Until you are ready to use them, put the flower stems in water to keep them hydrated & fresh.
Once you are ready to use them, carefully rinse them. Then inspect them for any bugs inside. If you find any bugs, relocate them back to the outdoors.
I like to carefully remove the pistils or stamen from inside of the flower.
(If you tear the flower a little when removing the pistils or stamen, don’t worry about it. You can easily mask it while breading it.)
How to make them
Make the cashew cheese
There’s not a lot of liquid in this cashew cheese. So you’ll definitely want to soak the cashews in water for several hours first. I recommend soaking them in water overnight.
After soaking, drain the cashews. Then blend them in a food processor with miso paste, nutritional yeast flakes, and extra virgin olive oil. Add fresh chopped basil and combine.
One note: You might be tempted to omit the miso from the cheese, because organic miso can be pricey. Get the miso. It’s completely worth it for the hit of round notes and umami it brings to the blossoms.
Fill the zucchini blossoms
To fill the squash blossoms, use a cake decorating funnel bag or a plastic freezer bag with the corner cut off. Squeeze the bag until each blossom is generously filled.
Now it’s time to bread them. Fill a small bowl with plain non-dairy milk and cornstarch.
On a separate plate, combine flour, oregano, thyme, salt, and pepper.
Dip each filled blossom into the milk mixture, shake to remove any excess. Then roll each blossom in the flour mixture.
Fry the stuffed blossoms
Cover the bottom of a skillet with oil about 1/4 inch deep. Bring to a medium high heat and fry the flowers, turning occasionally as each side browns. They will fry fully in about five minutes.

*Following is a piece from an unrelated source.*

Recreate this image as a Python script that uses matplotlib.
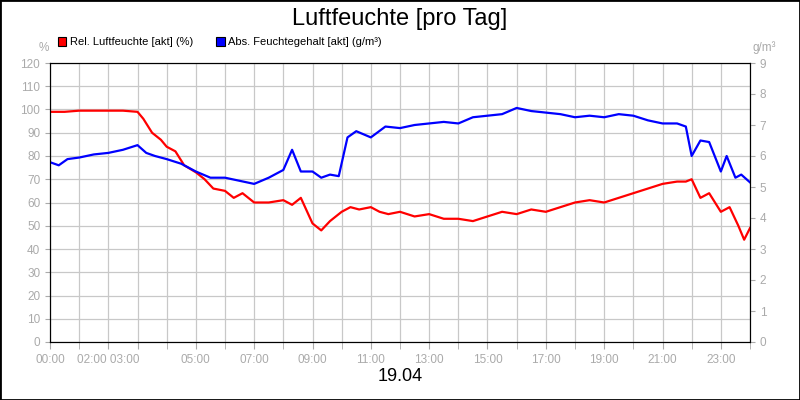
import matplotlib
matplotlib.use("Agg")
import matplotlib.pyplot as plt
from matplotlib.patches import Rectangle
plt.rcParams["font.family"] = "Liberation Sans"

hours_rel = [0,0.5,1,1.5,2,2.5,3,3.2,3.5,3.8,4,4.3,4.6,5,5.3,5.6,6,6.3,6.6,7,7.5,8,8.3,8.6,9,9.3,9.6,10,10.3,10.6,11,11.3,11.6,12,12.5,13,13.5,14,14.5,15,15.5,16,16.5,17,17.5,18,18.5,19,19.5,20,20.5,21,21.5,21.8,22,22.3,22.6,23,23.3,23.6,23.8,24]
rel = [99,99,99.5,99.5,99.5,99.5,99,96,90,87,84,82,76,73,70,66,65,62,64,60,60,61,59,62,51,48,52,56,58,57,58,56,55,56,54,55,53,53,52,54,56,55,57,56,58,60,61,60,62,64,66,68,69,69,70,62,64,56,58,50,44,49]

hours_abs = [0,0.3,0.6,1,1.5,2,2.5,3,3.3,3.6,4,4.5,5,5.5,6,6.5,7,7.5,8,8.3,8.6,9,9.3,9.6,9.9,10.2,10.5,11,11.5,12,12.5,13,13.5,14,14.5,15,15.5,16,16.5,17,17.5,18,18.5,19,19.5,20,20.5,21,21.5,21.8,22,22.3,22.6,23,23.2,23.5,23.7,24]
absv = [5.8,5.7,5.9,5.95,6.05,6.1,6.2,6.35,6.1,6.0,5.9,5.75,5.5,5.3,5.3,5.2,5.1,5.3,5.55,6.2,5.5,5.5,5.3,5.4,5.35,6.6,6.8,6.6,6.95,6.9,7.0,7.05,7.1,7.05,7.25,7.3,7.35,7.55,7.45,7.4,7.35,7.25,7.3,7.25,7.35,7.3,7.15,7.05,7.05,6.95,6.0,6.5,6.45,5.5,6.0,5.3,5.4,5.15]

x_tick_pos = [0,2,3,5,7,9,11,13,15,17,19,21,23]
x_tick_lab = ["00:00","02:00 03:00","","05:00","07:00","09:00","11:00","13:00","15:00","17:00","19:00","21:00","23:00"]
title = "Luftfeuchte [pro Tag]"
date_label = "19.04"
legend_labels = ["Rel. Luftfeuchte [akt] (%)", "Abs. Feuchtegehalt [akt] (g/m³)"]

gray = "#aaaaaa"
fig = plt.figure(figsize=(8,4), dpi=100)
fig.patches.append(Rectangle((0,0),1,1,transform=fig.transFigure,fill=False,edgecolor="black",linewidth=2))
ax = fig.add_axes([0.0625,0.145,0.875,0.6975])
ax.plot(hours_rel, rel, color="#ff0000", linewidth=1.6)
ax.set_xlim(0,24); ax.set_ylim(0,120)
ax.set_yticks(range(0,121,10))
ax.set_xticks(range(0,25), minor=True)
ax.set_xticks(x_tick_pos); ax.set_xticklabels(x_tick_lab)
ax.grid(True, which="both", color="#c8c8c8", linewidth=0.9)
ax.set_axisbelow(True)
ax.tick_params(colors=gray, labelsize=8.5, which="both")
ax.tick_params(axis="x", which="both", length=5)
ax2 = ax.twinx()
ax2.plot(hours_abs, absv, color="#0000ff", linewidth=1.6)
ax2.set_ylim(0,9); ax2.set_yticks(range(0,10))
ax2.tick_params(colors=gray, labelsize=8.5)
for a in (ax, ax2):
    for s in a.spines.values():
        s.set_color("black")
fig.text(0.5,0.953,title,ha="center",va="center",fontsize=17)
fig.text(0.5,0.058,date_label,ha="center",va="center",fontsize=13)
fig.text(0.055,0.873,"%",ha="center",color=gray,fontsize=8.5)
fig.text(0.955,0.873,"g/m³",ha="center",color=gray,fontsize=8.5)
fig.patches.append(Rectangle((0.072,0.885),0.011,0.022,transform=fig.transFigure,facecolor="#ff0000",edgecolor="black",linewidth=0.8))
fig.text(0.087,0.896,legend_labels[0],va="center",fontsize=8)
fig.patches.append(Rectangle((0.27,0.885),0.011,0.022,transform=fig.transFigure,facecolor="#0000ff",edgecolor="black",linewidth=0.8))
fig.text(0.285,0.896,legend_labels[1],va="center",fontsize=8)
fig.savefig("out.png", dpi=100)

Move the fried squash blossoms to a paper towel or kitchen towel-lined plate to drain excess oil. Then serve.
What to serve with them
Fried squash blossoms are delicious on their own as an appetizer.
Have them as a starter before roasted gnocchi with vegan almond pesto.
Fried cashew cheese stuffed squash blossoms
For the cashew cheese
To make the cheese
- Drain the cashews and process them with miso paste, nutritional yeast flakes, and extra-virgin olive oil in a high speed blender until completely blended. Add the chopped fresh basil and continue to blend until fully combined. The cheese will be very thick and paste like. That is a good thing, because it will help the blossom to seal shut, and it won't ooze out during the cooking process.
To make the squash blossoms and breading
- Gently open each blossom and remove the pistils or stamen. Tear a single seam down each blossom to give clearance for the cashew cheese. Check for any bugs inside of the flowers and relocate them, if needed. Gently rinse the blossoms and lightly blot with a towel.
- Fill a cake decorating funnel bag with the cashew cheese (or cut a corner off of a plastic freezer bag and use that to squeeze the cheese into the blossoms). Generously fill each blossom, making sure that each one gets enough cheese before pressing the blossoms closed with the sticky cashew cheese keeping them shut. Ideally you should use all of the cashew cheese mixture. (The flouring will also help encase the blossom, and so don't be afraid to be generous with the filling.)
- Fill a small bowl with non-dairy milk and cornstarch. Stir until the cornstarch dissolves.
- On a separate plate, combine the flour, oregano, thyme, salt, and pepper.
- Before breading the flowers, cover the bottom of a pan with oil, about ¼ inch deep. Set it to a medium high heat and let it warm.
- Dip each flower into the milk mixture, shake to remove excess, and roll in the flour. (Actually rolling the flowers through the flour will help set the cheese inside.) Set aside on a plate while you finish the rest of the flowers.
- Put a pinch of flour in the pan, and if bubbles immediately form around it, the oil is hot and ready. Add the blossoms to the oil. Let them brown before turning, until each side is crisp and done. They will cook in about five minutes.
- When the blossoms are done, move them to a paper towel or kitchen towel-lined plate to drain excess oil and then serve.
Originally posted August 2011. Content updated June 2019.